Theoretical Guarantees

  • Theorem 3.3 (Losslessness): The output distribution of Traversal Verification is identical to that of the target model. The proof exploits the self-similarity of the algorithm—each subtree is a scaled instance of the overall verification mechanism—and proceeds by mathematical induction on the number of descendant nodes.

  • Theorem 3.4 (Single-Chain Optimality): When the tree degenerates to a single chain, the expected acceptance length of Traversal Verification equals that of Block Verification (the known optimum), and is \(\geq\) that of any other valid verification algorithm.

Key Experimental Results

Main Results: Llama3.2-1B + Llama3.1-8B (Temperature = 1)

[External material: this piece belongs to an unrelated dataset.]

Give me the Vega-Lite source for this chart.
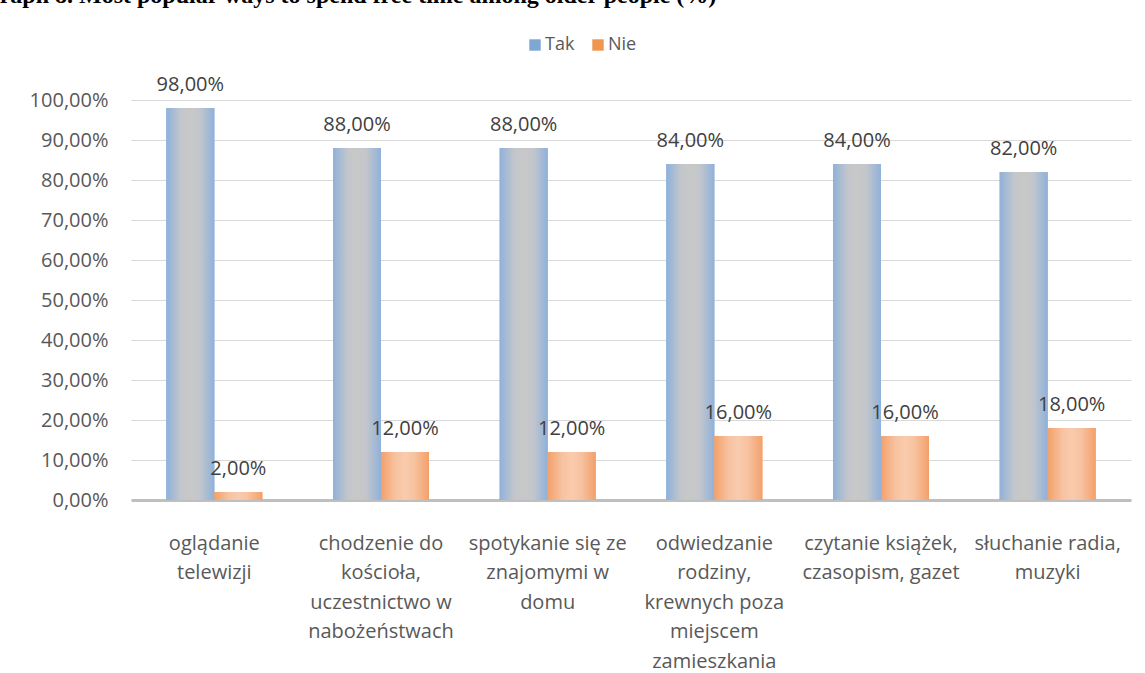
{
  "$schema": "https://vega.github.io/schema/vega-lite/v6.json",
  "width": 1000,
  "height": 400,
  "autosize": {"type": "none"},
  "padding": {"left": 131, "top": 100, "right": 14, "bottom": 173},
  "background": "#ffffff",
  "title": {
    "text": "Graph 8. Most popular ways to spend free time among older people (%)",
    "anchor": "start",
    "frame": "group",
    "dx": -150,
    "dy": 13,
    "offset": 22,
    "font": "Liberation Serif",
    "fontSize": 24,
    "fontWeight": "bold",
    "color": "#000000",
    "baseline": "alphabetic"
  },
  "data": {
    "values": [
      {"cat": "oglądanie|telewizji", "s": "Tak", "v": 0.98},
      {"cat": "oglądanie|telewizji", "s": "Nie", "v": 0.02},
      {"cat": "chodzenie do|kościoła,|uczestnictwo w|nabożeństwach", "s": "Tak", "v": 0.88},
      {"cat": "chodzenie do|kościoła,|uczestnictwo w|nabożeństwach", "s": "Nie", "v": 0.12},
      {"cat": "spotykanie się ze|znajomymi w|domu", "s": "Tak", "v": 0.88},
      {"cat": "spotykanie się ze|znajomymi w|domu", "s": "Nie", "v": 0.12},
      {"cat": "odwiedzanie|rodziny,|krewnych poza|miejscem|zamieszkania", "s": "Tak", "v": 0.84},
      {"cat": "odwiedzanie|rodziny,|krewnych poza|miejscem|zamieszkania", "s": "Nie", "v": 0.16},
      {"cat": "czytanie książek,|czasopism, gazet", "s": "Tak", "v": 0.84},
      {"cat": "czytanie książek,|czasopism, gazet", "s": "Nie", "v": 0.16},
      {"cat": "słuchanie radia,|muzyki", "s": "Tak", "v": 0.82},
      {"cat": "słuchanie radia,|muzyki", "s": "Nie", "v": 0.18}
    ]
  },
  "encoding": {
    "x": {
      "field": "cat",
      "type": "nominal",
      "sort": null,
      "scale": {"paddingInner": 0.424, "paddingOuter": 0.212},
      "axis": {
        "title": null,
        "labelAngle": 0,
        "ticks": false,
        "domainColor": "#bfbfbf",
        "domainWidth": 3,
        "labelExpr": "split(datum.value, '|')",
        "labelLineHeight": 29.5,
        "labelPadding": 33,
        "labelFont": "Open Sans",
        "labelFontSize": 20,
        "labelColor": "#595959",
        "labelOverlap": false,
        "labelLimit": 300,
        "grid": false
      }
    },
    "xOffset": {"field": "s", "type": "nominal", "sort": ["Tak", "Nie"], "scale": {"paddingInner": 0, "paddingOuter": 0}},
    "y": {
      "field": "v",
      "type": "quantitative",
      "scale": {"domain": [0, 1], "nice": false},
      "axis": {
        "title": null,
        "values": [0, 0.1, 0.2, 0.3, 0.4, 0.5, 0.6, 0.7, 0.8, 0.9, 1.0],
        "format": ".2%",
        "domain": false,
        "ticks": false,
        "labelPadding": 23,
        "labelFont": "Open Sans",
        "labelFontSize": 20,
        "labelColor": "#595959",
        "gridColor": "#d9d9d9",
        "gridWidth": 1
      }
    }
  },
  "layer": [
    {
      "mark": {"type": "bar"},
      "encoding": {
        "color": {
          "field": "s",
          "type": "nominal",
          "sort": ["Tak", "Nie"],
          "scale": {"domain": ["Tak", "Nie"], "range": ["#7fa7d3", "#f0964f"]},
          "legend": {
            "title": null,
            "orient": "none",
            "direction": "horizontal",
            "legendX": 395,
            "legendY": -64,
            "symbolType": "square",
            "symbolSize": 130,
            "symbolStrokeWidth": 0,
            "labelFont": "Open Sans",
            "labelFontSize": 18,
            "labelColor": "#595959",
            "labelOffset": 1,
            "columnPadding": 14
          }
        }
      }
    },
    {
      "mark": {"type": "bar"},
      "encoding": {
        "fill": {
          "condition": {
            "test": "datum.s === 'Tak'",
            "value": {
              "gradient": "linear", "x1": 0, "x2": 1, "y1": 0, "y2": 0,
              "stops": [
                {"offset": 0, "color": "#8fb1da"},
                {"offset": 0.3, "color": "#c2c6cc"},
                {"offset": 0.5, "color": "#c8c8c8"},
                {"offset": 0.7, "color": "#c2c6cc"},
                {"offset": 1, "color": "#8fb1da"}
              ]
            }
          },
          "value": {
            "gradient": "linear", "x1": 0, "x2": 1, "y1": 0, "y2": 0,
            "stops": [
              {"offset": 0, "color": "#f3a06a"},
              {"offset": 0.3, "color": "#f7c2a0"},
              {"offset": 0.5, "color": "#f9cbad"},
              {"offset": 0.7, "color": "#f7c2a0"},
              {"offset": 1, "color": "#f3a06a"}
            ]
          }
        }
      }
    },
    {
      "mark": {"type": "text", "baseline": "alphabetic", "dy": -17, "font": "Open Sans", "fontSize": 20, "color": "#404040"},
      "encoding": {
        "text": {"field": "v", "type": "quantitative", "format": ".2%"}
      }
    }
  ],
  "config": {
    "locale": {"number": {"decimal": ",", "thousands": " ", "grouping": [3], "currency": ["", " zł"]}},
    "view": {"stroke": null}
  }
}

Tree Structure Token-level Avg Accept Traversal Avg Accept Gain
Chain (depth=5) 3.88 3.99 2.8%
Binary Tree (depth=5) 4.63 4.73 2.2%
EAGLE Sparse Tree 4.49 4.60 2.4%
Chain Avg Token/s 51.2 52.5 2.5%
Binary Avg Token/s 54.0 54.9 1.7%
EAGLE Avg Token/s 57.3 58.5 2.1%

Ablation Study: Effect of Chain Depth and Tree Size

Chain Depth Token-level Accept Traversal Accept Gain
Depth 2 2.55 2.58 1.2%
Depth 4 3.47 3.56 2.6%
Depth 6 4.10 4.23 3.2%
Depth 8 4.50 4.67 3.8%
Binary Tree Depth (# Nodes) Token-level Accept Traversal Accept Gain
Depth 2 (7 nodes) 3.12 3.17 1.6%
Depth 3 (15 nodes) 3.94 4.03 2.3%
Depth 4 (31 nodes) 4.63 4.73 2.2%
Depth 5 (63 nodes) 5.12 5.27 2.9%

Key Findings

  • Gains from Traversal Verification become more pronounced as trees grow deeper and larger, since the sequence-level probability compensation effect is amplified in longer chains.
  • Improvements are larger at higher temperatures (2.8% at temp=1.0 vs. 1.0% at temp=0.2), as more diffuse probability distributions widen the gap between sequence-level and token-level acceptance.
  • Gains are more substantial under weaker draft model configurations (e.g., Llama-68M + Llama2-7B), averaging 3.8%–5.7%.
  • Throughput improvements are slightly lower than acceptance length improvements due to the marginal additional computation introduced by the bottom-up traversal.

Highlights & Insights

  • The core insight is remarkably elegant: the joint sequence probability \(\min(\prod r_i, 1)\) can be strictly greater than the product of per-token truncated probabilities \(\prod \min(r_i, 1)\).
  • The theoretical analysis is rigorous and complete: losslessness is proven via self-similarity and mathematical induction, and single-chain optimality is established by equivalence with Block Verification.
  • The plug-and-play design enables all existing speculative decoding systems to benefit without modifying draft generation or model architectures.
  • As speculative decoding systems trend toward larger and deeper trees (e.g., Sequoia with 768 nodes), the advantages of Traversal Verification are expected to become increasingly significant.

Limitations & Future Work

  • Bottom-up traversal may introduce non-trivial computational overhead (maintaining and updating acceptance rates for all chains), causing throughput gains to lag behind theoretical acceptance length improvements.
  • The method is currently evaluated only under temperature sampling; its behavior under greedy decoding remains unexplored.
  • The paper does not discuss synergy with learning-based draft methods such as EAGLE or Medusa.
  • More optimized implementations (e.g., parallelizing traversal computations) could further unlock performance gains.
  • Traversal Verification is equivalent to Block Verification on single chains, while generalizing to arbitrary tree structures.
  • It is orthogonal to SpecInfer, EAGLE, and similar methods—those focus on improving draft generation, whereas this work focuses on improving verification.
  • Insight: The verification stage of speculative decoding remains an underexplored optimization target, independent of improvements to the draft model.

Rating

  • Novelty: ⭐⭐⭐⭐⭐ The core insight of reversing the verification direction is highly innovative; sequence-level acceptance rates represent a fundamental improvement.
  • Experimental Thoroughness: ⭐⭐⭐⭐ Covers multiple models, tasks, and tree structures; ablations span depth, size, and temperature.
  • Writing Quality: ⭐⭐⭐⭐⭐ Theoretical derivations are rigorous, intuitive examples are clear, and algorithmic pseudocode is complete.
  • Value: ⭐⭐⭐⭐ Moderate improvement magnitude (2–6%), but the zero-cost plug-and-play property confers high practical value.